La distancia
Por Agustín Paullier
Hombres a caballo, moldeados por la naturaleza, pequeños entre montañas y nubes, en la penillanura, extendiendo su lazo hacia una res, entre nubes de polvo de la tropilla que golpea el suelo; nubes de humo de la marca a fuego en la piel del animal o del humo del cigarro que fuma el hombre al terminar el día. Son charros, huasos, pantaneiros, vaqueiros, chagras, cowboys, gauchos, según la tierra del continente americano que se encuentre bajo sus pies.
El uruguayo Luis Fabini recorrió grandes distancias durante diez años para encontrar a estos grupos de hombres que sobreviven y se mueven en la periferia del mundo tecnológico. En el prólogo de Gauchos, su primer libro, el antropólogo Daniel Vidart advertía que este tipo de hombre ya no existía en los campos rioplatenses. Desaparecieron con el alambrado de los campos –y el propio Fabini se percata de la contradicción de un gaucho alambrador–, cuando su libertad de movimiento se vio cercenada, así como su modo de vida contrario a las nuevas leyes. El término se instaló a fines del siglo XVIII para referirse a quienes surcaban como nómades la campaña, enemigos de toda autoridad impuesta; luego pasó a referir a los peones de las estancias, a los paisanos y a sus patrones, para terminar ubicándose en un espacio afectivo cargado de nostalgia. Es por eso que la palabra “vaqueros” es más abarcativa, propia de un fenómeno continental, aun cuando tenga connotaciones que resuenan en un imaginario estadounidense.
Lo que comenzó como un viaje sin demasiada premeditación a los departamentos de Salto y Artigas, al norte del río Negro, donde aún se puede encontrar a esta especie de hombres, continuó en Argentina y en el árido sertão brasileño y, luego de pasar por la “avenida de los volcanes”, en Ecuador, llegó a los rodeos y ranchos del norte del continente.

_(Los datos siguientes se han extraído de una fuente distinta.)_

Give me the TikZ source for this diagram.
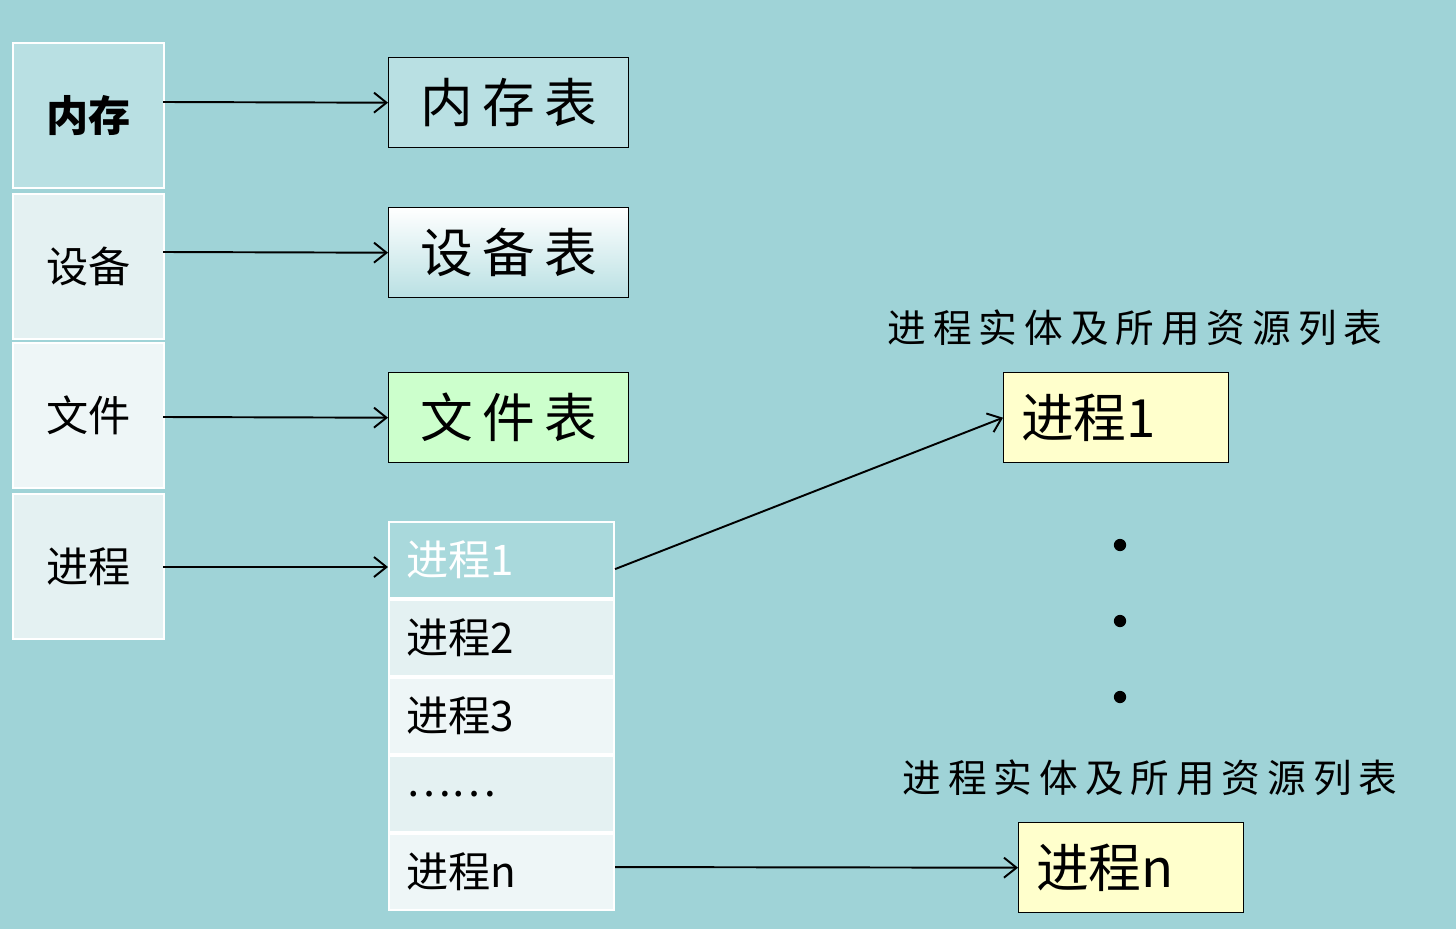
\documentclass[tikz,border=0pt]{standalone}
\usepackage{fontspec}
\newfontfamily\cjk{Noto Sans CJK SC}
\newfontfamily\cjkwide[LetterSpace=18]{Noto Sans CJK SC}
\usetikzlibrary{positioning,arrows.meta}
\definecolor{bgcol}{HTML}{9FD3D7}
\definecolor{cellA}{HTML}{B9E0E3}
\definecolor{cellB}{HTML}{E4F1F2}
\definecolor{cellC}{HTML}{EEF6F7}
\definecolor{headcol}{HTML}{A9D9DC}
\definecolor{greencol}{HTML}{CCFFCC}
\definecolor{yelcol}{HTML}{FFFFCC}
\begin{document}
\begin{tikzpicture}[x=0.02cm,y=-0.02cm,
    cat/.style={rectangle,draw=white,line width=1.2pt,minimum width=3.02cm,minimum height=2.9cm,font=\cjk\fontsize{24}{26}\selectfont},
    tbl/.style={rectangle,draw=black,thick,minimum width=4.8cm,minimum height=1.8cm,font=\cjkwide\fontsize{30}{32}\selectfont},
    row/.style={rectangle,draw=white,line width=1.2pt,minimum width=4.5cm,minimum height=1.52cm,anchor=north west,text width=3.8cm,font=\cjk\fontsize{24}{26}\selectfont},
    ent/.style={rectangle,draw=black,thick,minimum width=4.5cm,minimum height=1.8cm,anchor=north west,text width=3.8cm,font=\cjk\fontsize{30}{32}\selectfont},
    caption/.style={font=\cjkwide\fontsize{22}{24}\selectfont},
    link/.style={-{Straight Barb[length=2.5mm,width=4mm]},line width=1.1pt},
   ]
    \fill[bgcol] (0,0) rectangle (1456,929);

    \node (mem)  [cat,fill=cellA,anchor=north west] at (12,42)  {\textbf{内存}};
    \node (dev)  [cat,fill=cellB,anchor=north west] at (12,193) {设备};
    \node (file) [cat,fill=cellC,anchor=north west] at (12,342) {文件};
    \node (proc) [cat,fill=cellB,anchor=north west] at (12,493) {进程};

    \node (memtab)  [tbl,fill=cellA,anchor=north west] at (388,57)  {内存表};
    \node (devtab)  [tbl,top color=white,bottom color=cellA,anchor=north west] at (388,207) {设备表};
    \node (filetab) [tbl,fill=greencol,anchor=north west] at (388,372) {文件表};

    \node (p1) [row,fill=headcol,text=white] at (388,521) {进程1};
    \node (p2) [row,fill=cellB] at (388,599) {进程2};
    \node (p3) [row,fill=cellC] at (388,677) {进程3};
    \node (pd) [row,fill=cellB] at (388,755) {……};
    \node (pn) [row,fill=cellC] at (388,833) {进程n};

    \node (cap1) [caption] at (1135,328) {进程实体及所用资源列表};
    \node (e1)   [ent,fill=yelcol] at (1003,372) {进程1};
    \node (cap2) [caption] at (1150,778) {进程实体及所用资源列表};
    \node (en)   [ent,fill=yelcol] at (1018,822) {进程n};

    \foreach \y in {545,621,697} \fill (1120,\y) circle (3.5pt);

    \draw[link] (163,102) -- (memtab.west);
    \draw[link] (163,252) -- (devtab.west);
    \draw[link] (163,417) -- (filetab.west);
    \draw[link] (163,567) -- (388,567);
    \draw[link] (p1.south east) ++(0,-30) -- (e1.west);
    \draw[link] (pn.east) ++(0,-5) -- (en.west);
\end{tikzpicture}
\end{document}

En el medio local no son habituales los proyectos fotográficos de largo aliento, ya que requieren una constancia y decisión semejantes a las del gaucho que soporta las inclemencias de la vida en contacto con la naturaleza. Tampoco es frecuente encontrar un trabajo de este tipo enfocado en el interior del país y sus habitantes. En el aspecto documental de la fotografía y en tanto registro antropológico, Vaqueros de América es un aporte valioso, a lo que se suma que desde el punto de vista estético sus imágenes son muy atractivas. Lo único que podría resultar objetable es la forma en que son representados los gauchos.

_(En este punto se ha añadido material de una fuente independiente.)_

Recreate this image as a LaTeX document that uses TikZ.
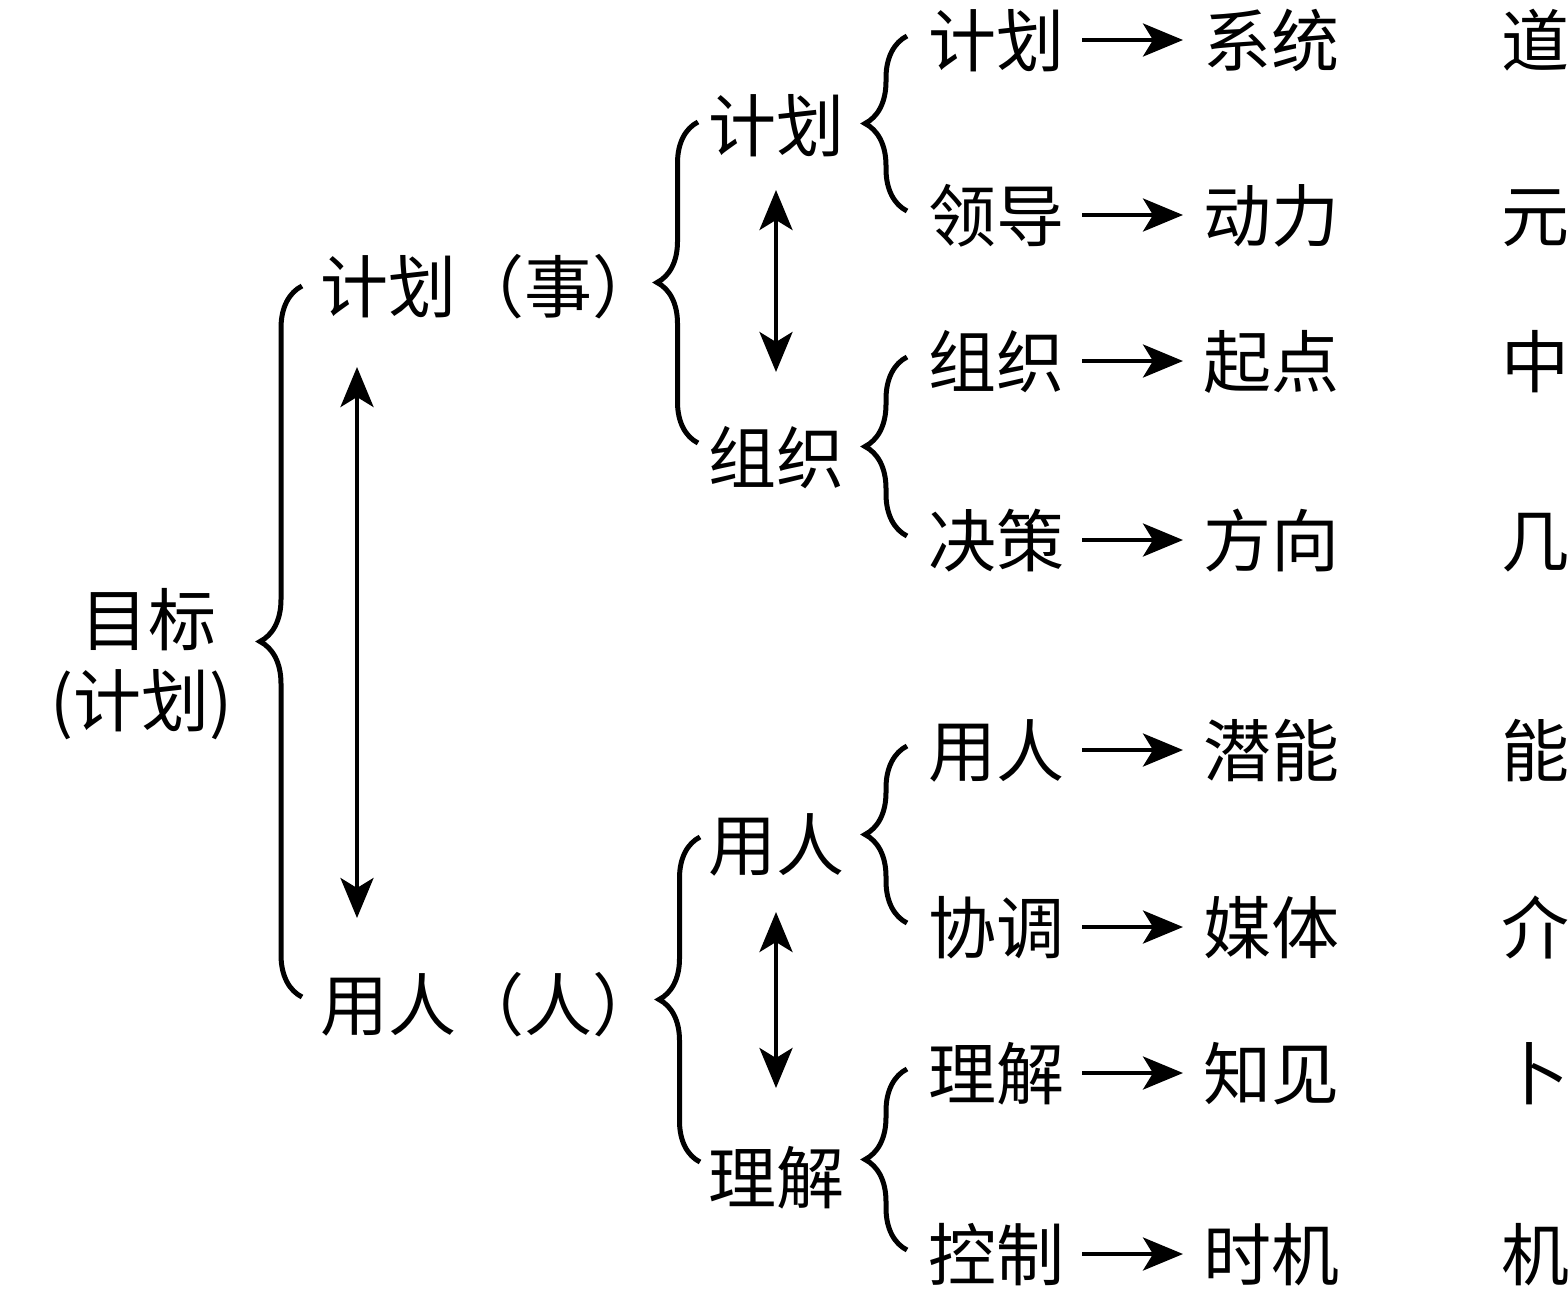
\documentclass[tikz,border=0pt]{standalone}
\usepackage{fontspec}
\setmainfont{Noto Sans CJK SC}
\usetikzlibrary{arrows.meta,positioning,decorations.pathreplacing}
\tikzset{
  word/.style = {inner sep=0pt, outer sep=0pt, anchor=west, text height=30pt,
  text depth=4pt, font=\fontsize{34}{40}\selectfont},
  brc/.style = {decorate, decoration={brace, amplitude=21pt}, line width=2.5pt},
  brc_s/.style = {brc, decoration={brace, amplitude=20.5pt}}
}

\begin{document}
\begin{tikzpicture}[x=0.5pt, y=-0.5pt, line width=2pt,
        >={Stealth[length=20pt, width=16.5pt, inset=5pt]},
        link/.style={->, shorten <=9pt, shorten >=10pt}]
    \useasboundingbox (0,0) rectangle (1568,1297);
    \node [word, anchor=center] (goal) at (148,619) {目标};
    \node [word, anchor=center] (goalsub) at (141,700) {(计划)};
    \node [word] (plan1) at (320,286) {计划（事）};
    \node [word] (staff1) at (320,1004) {用人（人）};
    \node [word] (plan2) at (708,125) {计划};
    \node [word] (org2) at (708,457) {组织};
    \node [word] (staff2) at (708,844) {用人};
    \node [word] (und2) at (708,1177) {理解};
    \foreach \n/\y/\a/\b/\c in {1/40/计划/系统/道, 2/215/领导/动力/元, 3/361/组织/起点/中,
        4/540/决策/方向/几, 5/750/用人/潜能/能, 6/927/协调/媒体/介, 7/1073/理解/知见/卜,
        8/1254/控制/时机/机}{
        \node [word] (t\n) at (928,\y) {\a};
        \node [word, right=69.5pt of t\n] (r\n) {\b};
        \node [word, right=81pt of r\n] (e\n) {\c};
        \draw [link] (t\n) -- (r\n);
    }
    \draw [brc] ([xshift=-9pt,yshift=3.5pt]staff1.west) -- ([xshift=-9pt]plan1.west);
    \draw [brc_s] ([xshift=-5pt,yshift=7pt]org2.west) -- ([xshift=-5pt,yshift=1.5pt]plan2.west);
    \draw [brc_s] ([xshift=-4pt,yshift=7.5pt]und2.west) -- ([xshift=-4pt,yshift=3.5pt]staff2.west);
    \foreach \a/\b in {2/1, 4/3, 6/5, 8/7}
        \draw [brc] ([xshift=-10.5pt,yshift=2pt]t\a.west) -- ([xshift=-10.5pt,yshift=2pt]t\b.west);
    \draw [<->, shorten <=23.5pt, shorten >=26pt] ([xshift=18.5pt]plan1.south west)
        -- ([xshift=18.5pt]staff1.north west);
    \draw [<->, shorten <=15.5pt, shorten >=25.5pt] (plan2.south) -- (org2.north);
    \draw [<->, shorten <=17pt, shorten >=27.5pt] (staff2.south) -- (und2.north);
\end{tikzpicture}
\end{document}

La imagen de un chagra ecuatoriano mirando fijo a la cámara, inalterable, montado a su caballo erguido sobre sus patas traseras, con el pico nevado de una montaña a sus espaldas, es sin duda espectacular; quizá demasiado. Se percibe la pose, la demostración y cierta artificiosidad: una persona vista como personaje, su carcasa, y no el intento de retratar lo ambiguo e intrincado de cada hecho y persona. Esa imagen bien podría ser parte de una campaña de promoción del turismo en ese país, o de una publicidad de cigarrillos. En ese sentido, la mirada de Fabini parece ser la mirada de un extranjero –aun cuando en muchos lugares de hecho lo era, y de que cualquier citadino puede sentirse un foráneo entre peones de estancia– que, maravillado por lo exótico, por los ropajes y el modo de vida de estos hombres, es incapaz de ir más allá. El propio fotógrafo afirma: “Hay algo en su forma de ser que deviene en una distancia insalvable. Mi fotografía capta esa distancia y la respeta”.
Son imágenes estéticamente muy correctas, atractivas y bien resueltas, pero generan la sensación de que ya fueron vistas, de que se encuentran en alguna parte del imaginario social, sin llegar a revelar al sujeto fotografiado, del mismo modo en que tampoco se percibe una marca distintiva del autor. Lo dicho no le quita valor a la obra de Fabini, sino que la ubica en el marco de un tipo de creación que se limita a un registro atractivo. En cada espectador radica la necesidad y la exigencia de pedir mayor profundidad.